Sunday, 4 August 2013

If you have never heard of Charles H Spurgeon, then you are missing out on the teaching of one of Gods greatest teachers every to grace Christian History.  Forget much of the new kind of hype preaching that occurs today.  That is often entertainment.  But real teaching of the Word of God is found in many of the great men that were around during the revival period.  This was in the 1800s.

Here is the introduction to one of Spurgeon's sermons - his Sermon on Love

Delivered on Sabbath Morning, December 19th, 1858, At the Music Hall, Royal Surrey Gardens.

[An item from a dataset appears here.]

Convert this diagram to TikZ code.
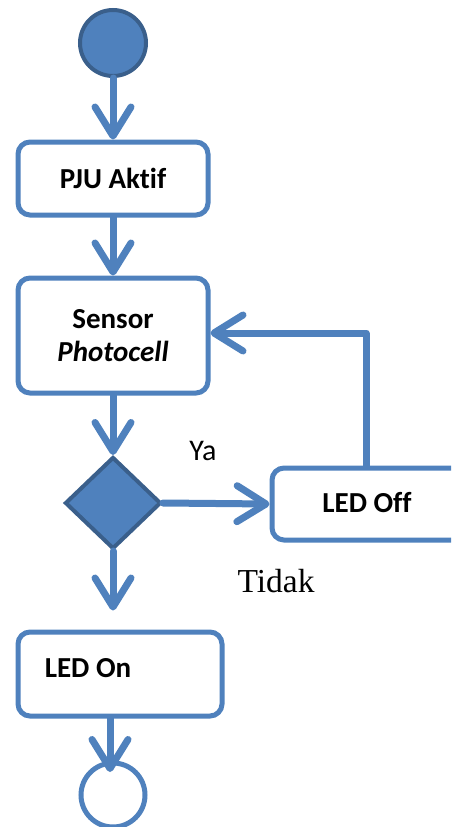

DURING the last two Sabbath days I have been preaching the gospel to the unconverted. I have earnestly exhorted the very chief of sinners to look to Jesus Christ, and have assured them that as a preparation for coming to Christ, they need no good works, or good dispositions, but that they may come, just as they are, to the foot of the cross, and receive the pardoning blood and all-sufficient merits of the Lord Jesus Christ. The thought has since occurred to me, that some who were ignorant of the gospel might, perhaps, put this query:—Is this likely to promote morality? If the gospel be a proclamation of pardon to the very chief of sinners, will not this be a license to sin? In what respects can the gospel be said to be a gospel according to holiness? How will such preaching operate? Will it make men better? Will they be more attentive to the laws which relate to man and man? Will they be more obedient to the statutes which relate to man and God? I thought, therefore, that we would advance a step further, and endeavour to show, this morning, how the proclamation of the gospel of God, though in the commencement it addresses itself to men who are utterly destitute of any good, is, nevertheless, designed to lead these very men to the noblest heights of virtue, yea, to ultimate perfection in holiness. The text tells us, that the effect of the gospel received in the heart is, that it compels and constrains such a heart to love God. "We love him, because he first loved us." When the gospel comes to us it does not find us loving God, it does not expect anything of us, but coming with the divine application of the Holy Ghost, it simply assures us that God loves us, be we never so deeply immersed in sin; and then, the after effect of this proclamation of love is, that "we love him because he first loved us."
And that my friends is the message of the Gospel.  A Gospel of Love.